I am not complaining, but rather grateful for the way the Lord "built" me: type-A, task-oriented, driven, etc. This has helped me "get 'er done" during this time (it's not over yet, although our building supervisor is back and our tech arts manager is able to focus more on tech arts). But, now some of our team are on vacation or ministering elsewhere, so here we go again... Stressed and tired, but not complaining.

Here are four lessons that I have learned during the last few weeks:
  • Maintain my disciplines: Every morning I have my devotion time, run several miles, read, and have coffee with my wife. I maintain my eating habits. I pray. These are my anchors. Neglecting them would only destabilize the rest of my day. Lesson: Maintain my disciplines!

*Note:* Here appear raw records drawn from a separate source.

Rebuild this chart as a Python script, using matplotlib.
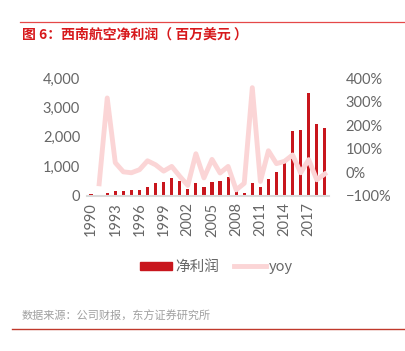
import numpy as np
import matplotlib
matplotlib.use("Agg")
import matplotlib.pyplot as plt
from matplotlib.lines import Line2D
from matplotlib.patches import Patch

plt.rcParams['font.family'] = ['Noto Sans CJK SC', 'DejaVu Sans']

# data
years = list(range(1990, 2020))
net_profit = [47, 27, 97, 150, 170, 178, 200, 305, 420, 465,
              590, 500, 230, 420, 295, 470, 480, 625, 150, 80,
              440, 300, 570, 810, 1120, 2200, 2220, 3490, 2450, 2290]
yoy = [np.nan, -50, 316, 40, 1, -3, 10, 48, 31, 4,
       24, -18, -57, 78, -25, 54, -4, 24, -76, -48,
       360, -40, 91, 36, 46, 73, -3, 53, -33, -8]
xtick_years = [1990, 1993, 1996, 1999, 2002, 2005, 2008, 2011, 2014, 2017]
left_ticks = [0, 1000, 2000, 3000, 4000]
right_ticks = [-100, 0, 100, 200, 300, 400]

bar_color = '#C8161D'
line_color = '#FBD5D6'
text_gray = '#666666'
num_font = ['Lato', 'DejaVu Sans']

fig = plt.figure(figsize=(4.05, 3.51), dpi=100)
ax = fig.add_axes([0.215, 0.443, 0.597, 0.334])

x = np.arange(len(years))
ax.bar(x, net_profit, width=0.4, color=bar_color, zorder=2)
ax.set_xlim(-0.5, len(years) - 0.5)
ax.set_ylim(0, 4000)
ax.set_yticks(left_ticks)
ax.set_yticklabels([f"{v:,}" for v in left_ticks], family=num_font,
                   fontsize=10.5, color=text_gray)
ax.set_xticks([years.index(y) for y in xtick_years])
ax.set_xticklabels([str(y) for y in xtick_years], rotation=90, family=num_font,
                   fontsize=10.5, color=text_gray)
ax.tick_params(length=0, pad=5)
for s in ['top', 'left', 'right']:
    ax.spines[s].set_visible(False)
ax.spines['bottom'].set_color('#D9D9D9')
ax.spines['bottom'].set_linewidth(1.5)

ax2 = ax.twinx()
ax2.plot(x, np.array(yoy) / 100, color=line_color, lw=3.5, zorder=3)
ax2.set_ylim(-1, 4)
ax2.set_yticks([v / 100 for v in right_ticks])
ax2.set_yticklabels([f"{v}%".replace('-', '\u2212') for v in right_ticks],
                    family=num_font, fontsize=10.5, color=text_gray)
ax2.tick_params(length=0, pad=12)
for s in ['top', 'left', 'right', 'bottom']:
    ax2.spines[s].set_visible(False)

handles = [Patch(color=bar_color, label='净利润'),
           Line2D([], [], color=line_color, lw=3.5, label='yoy')]
leg = fig.legend(handles=handles, loc='center', bbox_to_anchor=(0.535, 0.239),
                 ncol=2, frameon=False, handlelength=2.2, handleheight=0.5,
                 handletextpad=0.2, columnspacing=1.0, fontsize=10.5)
for t in leg.get_texts():
    t.set_color(text_gray)

# title, rules and source note
fig.add_artist(Line2D([20 / 405, 1], [1 - 22 / 351] * 2, color='#E54848', lw=0.9))
fig.text(22 / 405, 1 - 35 / 351, '图 6：西南航空净利润（ 百万美元 ）', color='#D7191C',
         fontsize=10, fontweight='bold', va='center', ha='left')
fig.text(22 / 405, 1 - 316 / 351, '数据来源：公司财报，东方证券研究所', color='#A0A0A0',
         fontsize=8, va='center', ha='left')
fig.add_artist(Line2D([12 / 405, 1], [1 - 329 / 351] * 2, color='#C0392B', lw=1.0))

fig.savefig('out.png', dpi=100)
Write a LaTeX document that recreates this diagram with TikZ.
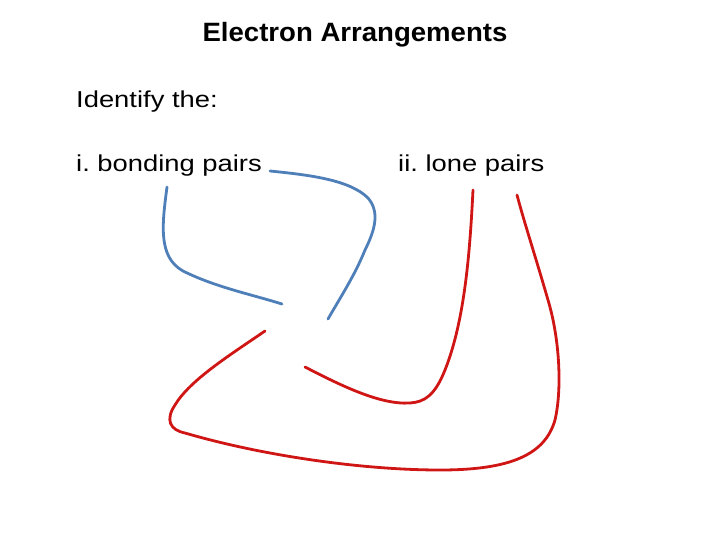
\documentclass[tikz,border=0pt]{standalone}
\usepackage{fontspec}
\setmainfont{Liberation Sans}
\frenchspacing
\definecolor{bpblue}{HTML}{4F7FB8}
\definecolor{lpred}{HTML}{D01515}
\tikzset{
  curveb/.style={draw=bpblue, line width=2.8pt, line cap=round},
  curver/.style={draw=lpred, line width=2.8pt, line cap=round},
  lbl/.style={anchor=base west, inner sep=0pt, font=\fontsize{23}{27}\selectfont}
}
\newcommand{\wide}[1]{\scalebox{1.19}[1.0]{#1}}
\begin{document}
\begin{tikzpicture}[x=1pt,y=-1pt]
\useasboundingbox (0,0) rectangle (720,540);
\node[anchor=base, inner sep=0pt, font=\fontsize{26.5}{30}\selectfont\bfseries] (title) at (355,41.5) {\scalebox{1.04}[1.0]{Electron Arrangements}};
\node[lbl] (identify) at (76,108) {\wide{Identify the:}};
\node[lbl] (bonding) at (76,172) {\wide{i. bonding pairs}};
\node[lbl] (lone) at (398,172) {\wide{ii. lone pairs}};
% bonding pair curves
\draw[curveb] (167,187) .. controls (162,225) and (158,257) .. (183,271) .. controls (215,287) and (250,294) .. (282,304);
\draw[curveb] (270,171) .. controls (310,175) and (350,180) .. (368,198) .. controls (380,212) and (375,230) .. (365,250) .. controls (355,275) and (340,298) .. (328,319);
% lone pair curves
\draw[curver] (265,331) .. controls (230,355) and (190,380) .. (175,405) .. controls (165,420) and (170,430) .. (185,433) .. controls (260,455) and (360,470) .. (440,470) .. controls (510,470) and (545,455) .. (555,420) .. controls (562,390) and (560,340) .. (548,300) .. controls (535,255) and (525,225) .. (517,195);
\draw[curver] (305,367) .. controls (340,385) and (380,405) .. (410,403) .. controls (425,402) and (435,395) .. (445,370) .. controls (465,320) and (470,250) .. (473,190);
\end{tikzpicture}
\end{document}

  • Plan for disruptions: Being a "list-checker" guy, I get easily frustrated when a project I am working on takes longer than I anticipated, especially when a higher priority problem needs an immediate solution. If I anticipate taking more time than I expect a project to take, I am surprised and encouraged when it goes quicker than planned. Lesson: Plan for disruptions!
  • Use my tools: My iPhone and MacBook Pro have been invaluable to me, helping me keep up with the multiple responsibilities I have needed to cover. Lesson: Use my tools!
  • Remember people: No matter how mundane or "task-oriented" a project is, I still interact with people. I needed to keep my stress-level in check and my people-response skills strong. I am an encourager, seeking to serve, rather than a fixer who is being bothered by people. I have made sure that I have taken time to invest into the lives of those I usually invest in. Lesson: Remember people!
I have survived to face another day (or rather face another evening: I have a board of trustees meeting next). I am still going strong (although the late evenings are "vegetable times" - and I'm not referring to what I eat). My family still likes being around me (although my daughter thinks my humor is sub-par). Lessons learned!

Question: What are some lessons that you have learned in your times of high stress or heavy work?